A new set of solutions (still at their infancy) appear to be challenging network virtualization benefits by removing the need for network-level segmentation. These solutions assume a simple, flat network, where every process or workload is still uniquely identified through its IP address and port numbers. They attempt to solve the segmentation problem by distributing ACLs to every host. The concept is quite simple: If there are two domains of workloads (call them A and B), the policy problem can be solved by installing an ACL on every server that hosts workload A with a rule that allows communication between A and B. Assuming a control and management plane that allows identification of workloads and distribution of state, segmentation problems are pretty much “solved.”
But, flattening the networks comes with its own penalties. Let us consider a simple scenario where workloads A and B are composed of 20 containers each and placed in 40 different hosts. A flat topology requires creating and maintaining 400 ACL rules. Each server that hosts a container of type A must have an ACL to allow connectivity to any of the containers of type B (20 per server). Now, if we are to consider a data center with 1000 workloads each with 20 containers, we quickly realize that there is the management nightmare of hundreds of thousands of ACLs.
There are two key issues at this juncture: First, there is a question of the convergence. Even if we are successful at distributing ACLs every time a workload is activated, when a new container is added to a target set, the control plane would need to update the ACL rules on all servers that host related containers.
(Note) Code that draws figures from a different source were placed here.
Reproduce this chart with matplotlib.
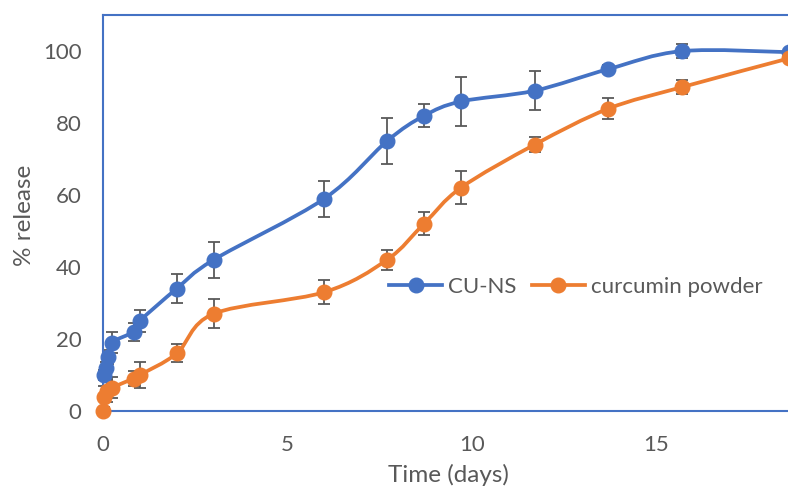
import numpy as np
import matplotlib.pyplot as plt
from matplotlib.path import Path
from matplotlib.patches import PathPatch

plt.rcParams['font.family'] = ['Lato', 'DejaVu Sans']

# release data
t_cuns = [0.02, 0.08, 0.125, 0.25, 0.83, 1, 2, 3, 6, 7.7, 8.7, 9.7, 11.7, 13.7, 15.7, 18.6]
cuns = [10, 12, 15, 19, 22, 25, 34, 42, 59, 75, 82, 86, 89, 95, 100, 99.7]
cuns_err = [1.5, 1.5, 2, 3, 2.5, 3, 4, 5, 5, 6.3, 3.2, 6.7, 5.5, 1, 2, 0]

t_powder = [0, 0.02, 0.1, 0.25, 0.83, 1, 2, 3, 6, 7.7, 8.7, 9.7, 11.7, 13.7, 15.7, 18.6]
powder = [0, 4, 5.5, 6.5, 9, 10, 16, 27, 33, 42, 52, 62, 74, 84, 90, 98]
powder_err = [0, 3, 3, 3, 2, 3.5, 2.5, 4, 3.4, 2.8, 3.2, 4.6, 2, 3, 2, 0]

xticks = [0, 5, 10, 15]
yticks = [0, 20, 40, 60, 80, 100]

BLUE = '#4472C4'
ORANGE = '#ED7D31'
GREY = '#595959'


def smooth_path(x, y):
    # excel style smoothed line: cubic bezier, catmull-rom control points
    p = np.column_stack([x, y]).astype(float)
    n = len(p)
    verts = [p[0]]
    codes = [Path.MOVETO]
    for i in range(n - 1):
        p0 = p[i - 1] if i > 0 else p[i]
        p1 = p[i]
        p2 = p[i + 1]
        p3 = p[i + 2] if i + 2 < n else p[i + 1]
        verts += [p1 + (p2 - p0) / 6, p2 - (p3 - p1) / 6, p2]
        codes += [Path.CURVE4] * 3
    return Path(verts, codes)


fig = plt.figure(figsize=(7.88, 4.88), dpi=100)
ax = fig.add_axes([0.1307, 0.158, 0.8693, 0.811])

for tt, yy, ee, col, lab in [(t_cuns, cuns, cuns_err, BLUE, 'CU-NS'),
                              (t_powder, powder, powder_err, ORANGE, 'curcumin powder')]:
    ax.add_patch(PathPatch(smooth_path(tt, yy), facecolor='none', edgecolor=col,
                           lw=2.7, clip_on=False, zorder=3, capstyle='round'))
    ax.errorbar(tt, yy, yerr=ee, fmt='none', ecolor=GREY, elinewidth=1.3,
                capsize=4.5, capthick=1.3, zorder=2, clip_on=False)
    ax.plot(tt, yy, 'o', color=col, ms=10.5, zorder=4, clip_on=False)
    ax.plot([], [], '-o', color=col, lw=2.7, ms=10.5, label=lab)

ax.set_xlim(0, 18.57)
ax.set_ylim(0, 110)
ax.set_xticks(xticks)
ax.set_yticks(yticks)
ax.tick_params(length=0, labelsize=16, labelcolor=GREY)
ax.tick_params(axis='x', pad=17)
ax.tick_params(axis='y', pad=15.5)

for s in ['left', 'top', 'bottom']:
    ax.spines[s].set_color(BLUE)
    ax.spines[s].set_linewidth(1.5)
ax.spines['right'].set_visible(False)

ax.set_xlabel('Time (days)', fontsize=17.5, color=GREY)
ax.set_ylabel('% release', fontsize=17.5, color=GREY)
ax.xaxis.set_label_coords(0.505, -0.134)
ax.yaxis.set_label_coords(-0.099, 0.495)

ax.legend(loc='center', bbox_to_anchor=(0.69, 0.313), ncol=2, frameon=False,
          fontsize=16, labelcolor=GREY, handlelength=2.4, columnspacing=0.7,
          handletextpad=0.25)

fig.savefig('out.png', dpi=100)
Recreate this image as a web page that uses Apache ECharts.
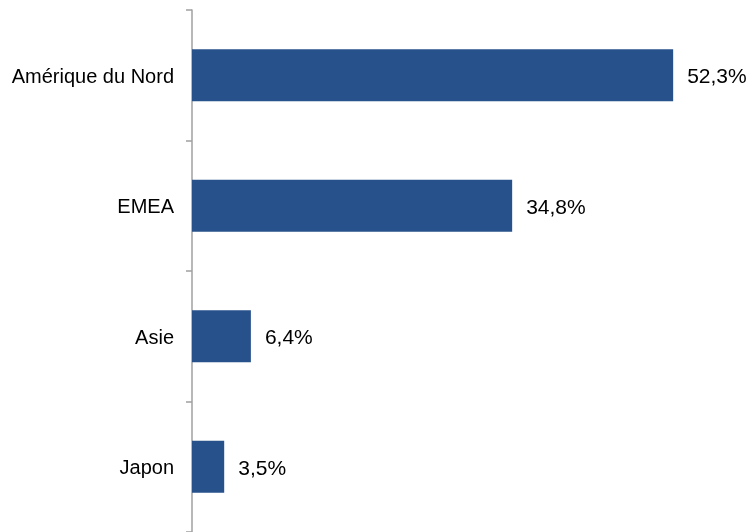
<!DOCTYPE html>
<html><head><meta charset="utf-8">
<script src="https://cdn.jsdelivr.net/npm/echarts@6/dist/echarts.min.js"></script>
<style>html,body{margin:0;padding:0;background:#fff}#c{width:752px;height:532px}</style>
</head><body><div id="c"></div>
<script>
const categories = ["Amérique du Nord", "EMEA", "Asie", "Japon"];
const values = [52.3, 34.8, 6.4, 3.5];

const chart = echarts.init(document.getElementById('c'), null, {renderer: 'canvas'});
chart.setOption({
  animation: false,
  grid: {left: 192, right: 8, top: 10, bottom: -5, containLabel: false},
  xAxis: {type: 'value', min: 0, max: 60, show: false},
  yAxis: {
    type: 'category', data: categories, inverse: true,
    axisLine: {lineStyle: {color: '#a0a0a0', width: 1.5}},
    axisTick: {show: true, length: 6, lineStyle: {color: '#a0a0a0', width: 1.5}},
    axisLabel: {margin: 18, color: '#000', fontFamily: 'Liberation Sans, Arial, sans-serif', fontSize: 20,
      formatter: v => '{a|' + v + '}',
      rich: {a: {fontFamily: 'Liberation Sans, Arial, sans-serif', fontSize: 20, color: '#000', padding: [4, 0, 0, 0]}}},
    splitLine: {show: false}
  },
  series: [{
    type: 'bar', data: values, barCategoryGap: '60%',
    itemStyle: {color: '#27518a'},
    label: {show: true, position: 'right', distance: 14, color: '#000', offset: [0, 2],
      fontFamily: 'Liberation Sans, Arial, sans-serif', fontSize: 21,
      formatter: p => p.value.toFixed(1).replace('.', ',') + '%'}
  }]
});
</script></body></html>
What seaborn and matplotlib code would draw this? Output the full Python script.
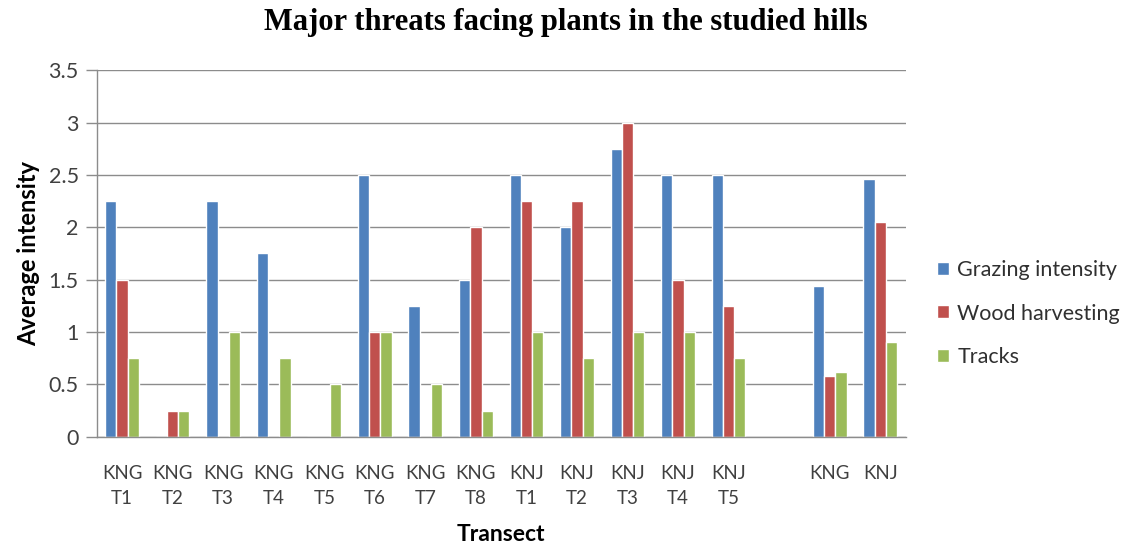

In application environments with ephemeral micro-services or event-based mechanisms (see AWS Lambda), where a process (container) is only instantiated to complete a specific task and terminates afterwards, the control plane will have to sustain an activation rate of several thousand ACLs per second. Second, on the performance front, introducing 1,000s of ACLs on every host has its own challenges since ACL lookup algorithms are essentially point location problems in a multi-dimensional space with significant per-packet complexity. Current Linux systems with ipsets give the illusion of simplicity with a space-time trade off, but still require several CPU cycles for every packet.
So, one has to ask the question: If network based segmentation (VLANs, network virtualization, etc.) create operational complexity and if flat networks with ACLs cannot scale, are there any alternatives?
We need to be pursing Trust-Centric Security; instead and for years, we have been pursuing networking solutions for a trust problem between domains instead of focusing on understanding the problem itself. The key “requirement” is to control information flow between the components (services) that form an application. Services need to be identified by their characteristics and not by their IP addresses that should only be used as location and routing identifiers. Policies need to control information exchange between services and not between IP addresses. We essentially need to solve an authentication and authorization problem and not a packet ACL problem. The mechanisms used to forward packets and organize the network for operational reasons do not need to be coupled with security policies; the two must evolve independently.